Ayrıca teknoloji, yapay hayvanların veya yapay insanların yaratılmasıyla ilgilidir, bu nedenle disiplin, filozoflar için oldukça ilgi çekicidir.

Bu faktörler yapay zeka felsefesinin ortaya çıkmasına katkıda bulunmuştur.

Bazı akademisyenler, AI topluluğunun felsefeyi reddetmesinin zararlı olduğunu savunur.

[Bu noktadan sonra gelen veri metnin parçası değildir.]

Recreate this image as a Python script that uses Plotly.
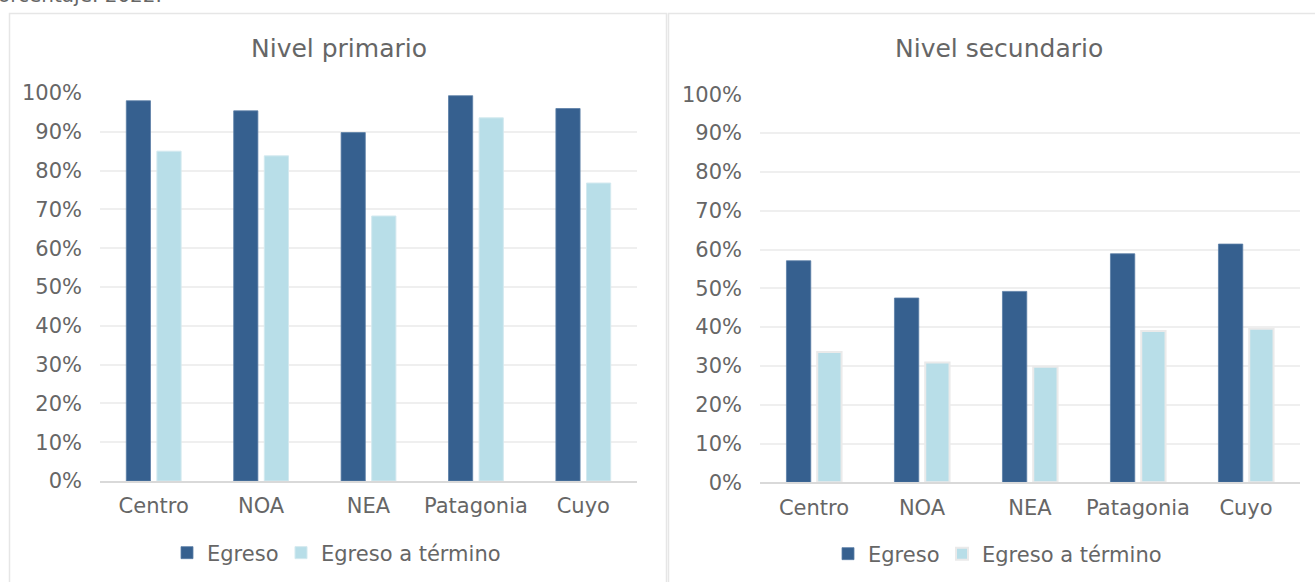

Felsefeye ilgi duyanların yapay zeka ile felsefeye yaklaşımını açık kaynaklardan derlediğim yazımda, yapay zeka felsefesinin temel tartışmalarını ele alarak, bilincin doğası, öznellik, etik sorumluluklar ve insan-makine ayrımı gibi konular üzerinde bilgileri sunacağım.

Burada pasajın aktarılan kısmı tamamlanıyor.